## Start Supplied entries

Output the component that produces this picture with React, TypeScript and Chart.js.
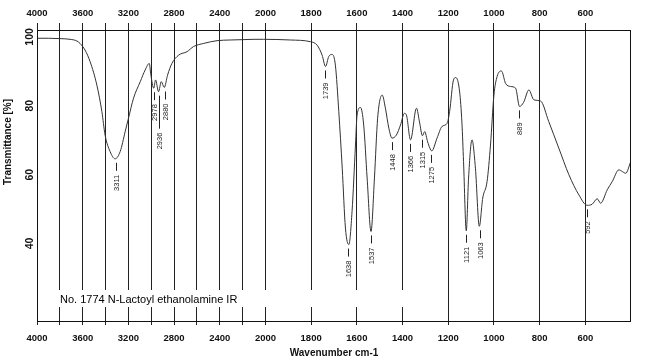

## End Supplied entries
## Start Supplied entries

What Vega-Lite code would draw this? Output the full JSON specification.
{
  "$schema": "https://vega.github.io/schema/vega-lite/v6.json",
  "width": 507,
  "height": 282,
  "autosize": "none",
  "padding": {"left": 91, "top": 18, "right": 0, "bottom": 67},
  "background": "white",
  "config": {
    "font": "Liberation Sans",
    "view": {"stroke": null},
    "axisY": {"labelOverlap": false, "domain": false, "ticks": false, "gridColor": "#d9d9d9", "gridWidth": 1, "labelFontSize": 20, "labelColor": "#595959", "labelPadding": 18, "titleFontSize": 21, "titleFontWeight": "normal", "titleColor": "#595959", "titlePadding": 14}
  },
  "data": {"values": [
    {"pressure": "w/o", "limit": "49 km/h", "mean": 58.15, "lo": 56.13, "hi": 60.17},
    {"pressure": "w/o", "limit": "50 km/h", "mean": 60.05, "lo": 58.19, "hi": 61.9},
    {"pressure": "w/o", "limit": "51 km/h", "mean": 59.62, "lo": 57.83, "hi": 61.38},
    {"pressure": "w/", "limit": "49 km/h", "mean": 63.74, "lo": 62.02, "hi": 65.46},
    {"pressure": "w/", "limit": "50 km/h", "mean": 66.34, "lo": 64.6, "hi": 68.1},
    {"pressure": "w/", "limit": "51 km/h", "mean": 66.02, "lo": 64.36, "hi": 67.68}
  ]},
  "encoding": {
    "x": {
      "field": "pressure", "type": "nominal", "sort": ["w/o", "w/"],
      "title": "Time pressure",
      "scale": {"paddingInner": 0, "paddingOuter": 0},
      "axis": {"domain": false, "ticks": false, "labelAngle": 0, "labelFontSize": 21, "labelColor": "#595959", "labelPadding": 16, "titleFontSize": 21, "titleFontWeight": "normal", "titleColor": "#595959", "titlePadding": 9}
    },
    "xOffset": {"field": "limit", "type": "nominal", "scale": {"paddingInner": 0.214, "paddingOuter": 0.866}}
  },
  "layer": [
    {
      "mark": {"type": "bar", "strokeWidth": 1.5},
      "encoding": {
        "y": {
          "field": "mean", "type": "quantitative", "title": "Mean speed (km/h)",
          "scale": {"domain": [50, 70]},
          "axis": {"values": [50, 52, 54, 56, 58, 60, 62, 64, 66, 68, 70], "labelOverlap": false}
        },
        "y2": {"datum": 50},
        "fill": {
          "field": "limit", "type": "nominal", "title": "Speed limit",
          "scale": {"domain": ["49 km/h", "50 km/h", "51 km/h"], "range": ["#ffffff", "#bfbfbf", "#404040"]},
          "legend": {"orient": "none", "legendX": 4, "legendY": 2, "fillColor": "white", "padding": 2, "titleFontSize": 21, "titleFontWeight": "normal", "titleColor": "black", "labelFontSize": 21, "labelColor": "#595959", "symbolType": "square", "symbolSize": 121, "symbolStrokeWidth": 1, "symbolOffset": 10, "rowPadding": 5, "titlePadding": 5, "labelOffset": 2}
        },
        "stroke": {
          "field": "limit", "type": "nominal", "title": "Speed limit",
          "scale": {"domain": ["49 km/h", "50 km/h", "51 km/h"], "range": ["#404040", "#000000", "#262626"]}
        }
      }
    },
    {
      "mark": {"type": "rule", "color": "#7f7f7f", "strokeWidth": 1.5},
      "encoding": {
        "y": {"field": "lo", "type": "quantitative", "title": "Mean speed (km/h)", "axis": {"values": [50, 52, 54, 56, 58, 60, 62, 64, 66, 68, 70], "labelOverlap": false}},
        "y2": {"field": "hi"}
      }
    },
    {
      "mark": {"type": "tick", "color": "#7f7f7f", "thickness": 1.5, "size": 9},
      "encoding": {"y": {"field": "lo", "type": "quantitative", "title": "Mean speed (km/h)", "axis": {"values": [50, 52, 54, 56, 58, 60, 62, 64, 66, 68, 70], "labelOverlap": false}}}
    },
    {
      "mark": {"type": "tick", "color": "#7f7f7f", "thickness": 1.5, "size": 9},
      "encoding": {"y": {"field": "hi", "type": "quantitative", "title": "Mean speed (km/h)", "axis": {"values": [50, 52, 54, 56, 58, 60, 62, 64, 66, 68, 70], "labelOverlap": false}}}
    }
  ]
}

## End Supplied entries
## Start Supplied entries

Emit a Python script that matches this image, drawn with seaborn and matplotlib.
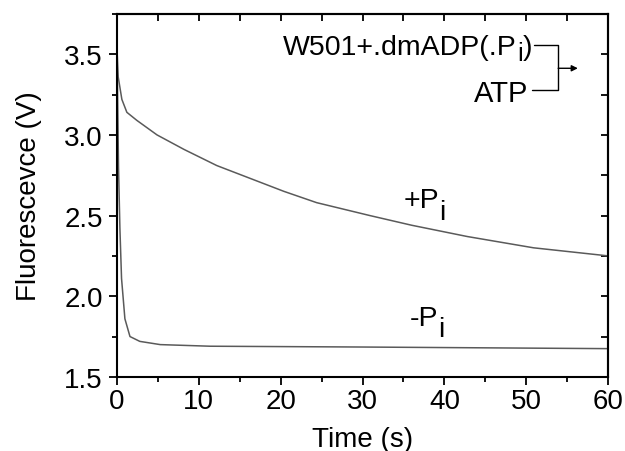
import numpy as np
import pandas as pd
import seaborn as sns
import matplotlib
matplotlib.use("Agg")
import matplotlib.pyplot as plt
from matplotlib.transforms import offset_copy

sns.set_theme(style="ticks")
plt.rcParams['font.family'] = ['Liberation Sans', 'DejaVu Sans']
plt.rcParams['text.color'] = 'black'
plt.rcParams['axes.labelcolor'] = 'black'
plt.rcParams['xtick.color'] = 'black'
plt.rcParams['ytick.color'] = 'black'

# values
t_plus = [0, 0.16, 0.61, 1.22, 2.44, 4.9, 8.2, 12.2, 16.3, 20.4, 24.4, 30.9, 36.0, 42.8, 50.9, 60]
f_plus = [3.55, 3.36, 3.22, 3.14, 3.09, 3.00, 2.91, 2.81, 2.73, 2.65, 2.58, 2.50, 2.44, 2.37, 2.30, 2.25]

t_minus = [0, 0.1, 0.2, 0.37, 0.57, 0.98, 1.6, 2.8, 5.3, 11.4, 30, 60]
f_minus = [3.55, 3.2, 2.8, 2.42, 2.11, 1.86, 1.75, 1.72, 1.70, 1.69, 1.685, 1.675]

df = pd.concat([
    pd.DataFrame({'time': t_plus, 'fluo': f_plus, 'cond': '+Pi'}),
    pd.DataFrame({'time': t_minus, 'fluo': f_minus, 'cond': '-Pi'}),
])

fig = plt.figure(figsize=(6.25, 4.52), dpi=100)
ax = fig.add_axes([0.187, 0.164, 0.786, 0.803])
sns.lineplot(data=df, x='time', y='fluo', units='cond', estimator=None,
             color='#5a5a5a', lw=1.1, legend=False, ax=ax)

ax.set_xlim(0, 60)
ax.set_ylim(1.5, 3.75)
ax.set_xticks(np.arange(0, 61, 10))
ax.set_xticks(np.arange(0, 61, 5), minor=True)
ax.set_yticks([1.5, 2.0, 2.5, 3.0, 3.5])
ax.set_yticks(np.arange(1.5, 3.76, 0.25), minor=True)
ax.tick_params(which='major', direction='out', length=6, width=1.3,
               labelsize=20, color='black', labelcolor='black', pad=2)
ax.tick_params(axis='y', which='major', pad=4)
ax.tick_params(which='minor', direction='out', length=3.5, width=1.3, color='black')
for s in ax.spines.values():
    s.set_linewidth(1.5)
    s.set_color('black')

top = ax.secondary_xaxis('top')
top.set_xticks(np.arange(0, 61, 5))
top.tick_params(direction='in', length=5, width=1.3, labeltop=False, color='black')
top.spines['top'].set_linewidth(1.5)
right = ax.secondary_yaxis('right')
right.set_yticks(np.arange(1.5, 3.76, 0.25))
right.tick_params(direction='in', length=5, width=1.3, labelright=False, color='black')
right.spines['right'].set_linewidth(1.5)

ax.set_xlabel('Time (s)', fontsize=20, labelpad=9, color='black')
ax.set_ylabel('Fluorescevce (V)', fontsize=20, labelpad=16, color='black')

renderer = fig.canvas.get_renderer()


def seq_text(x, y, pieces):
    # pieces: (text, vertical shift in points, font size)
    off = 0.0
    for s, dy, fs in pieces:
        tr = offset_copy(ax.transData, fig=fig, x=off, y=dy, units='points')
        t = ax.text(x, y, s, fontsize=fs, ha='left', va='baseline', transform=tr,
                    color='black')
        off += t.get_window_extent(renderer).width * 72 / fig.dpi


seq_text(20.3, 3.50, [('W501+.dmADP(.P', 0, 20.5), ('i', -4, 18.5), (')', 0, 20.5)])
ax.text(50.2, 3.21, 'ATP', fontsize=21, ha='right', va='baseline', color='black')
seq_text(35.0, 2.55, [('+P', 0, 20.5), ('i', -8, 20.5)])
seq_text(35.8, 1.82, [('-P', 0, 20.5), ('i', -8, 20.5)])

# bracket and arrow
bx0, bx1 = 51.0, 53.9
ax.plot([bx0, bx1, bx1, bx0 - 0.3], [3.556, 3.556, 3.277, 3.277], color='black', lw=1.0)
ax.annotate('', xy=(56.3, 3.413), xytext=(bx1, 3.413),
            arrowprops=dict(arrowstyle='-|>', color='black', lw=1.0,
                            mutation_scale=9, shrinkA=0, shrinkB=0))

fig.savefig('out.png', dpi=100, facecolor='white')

## End Supplied entries

▶ [Task goal]: From the records above, give again only the part that opens with the line containing "Emit a Python" and closes with the line containing "2.37, 2.30, 2.25]". Keep both ends but drop the pictures.

▶ [Response to the task]:
Emit a Python script that matches this image, drawn with seaborn and matplotlib.
import numpy as np
import pandas as pd
import seaborn as sns
import matplotlib
matplotlib.use("Agg")
import matplotlib.pyplot as plt
from matplotlib.transforms import offset_copy

sns.set_theme(style="ticks")
plt.rcParams['font.family'] = ['Liberation Sans', 'DejaVu Sans']
plt.rcParams['text.color'] = 'black'
plt.rcParams['axes.labelcolor'] = 'black'
plt.rcParams['xtick.color'] = 'black'
plt.rcParams['ytick.color'] = 'black'

# values
t_plus = [0, 0.16, 0.61, 1.22, 2.44, 4.9, 8.2, 12.2, 16.3, 20.4, 24.4, 30.9, 36.0, 42.8, 50.9, 60]
f_plus = [3.55, 3.36, 3.22, 3.14, 3.09, 3.00, 2.91, 2.81, 2.73, 2.65, 2.58, 2.50, 2.44, 2.37, 2.30, 2.25]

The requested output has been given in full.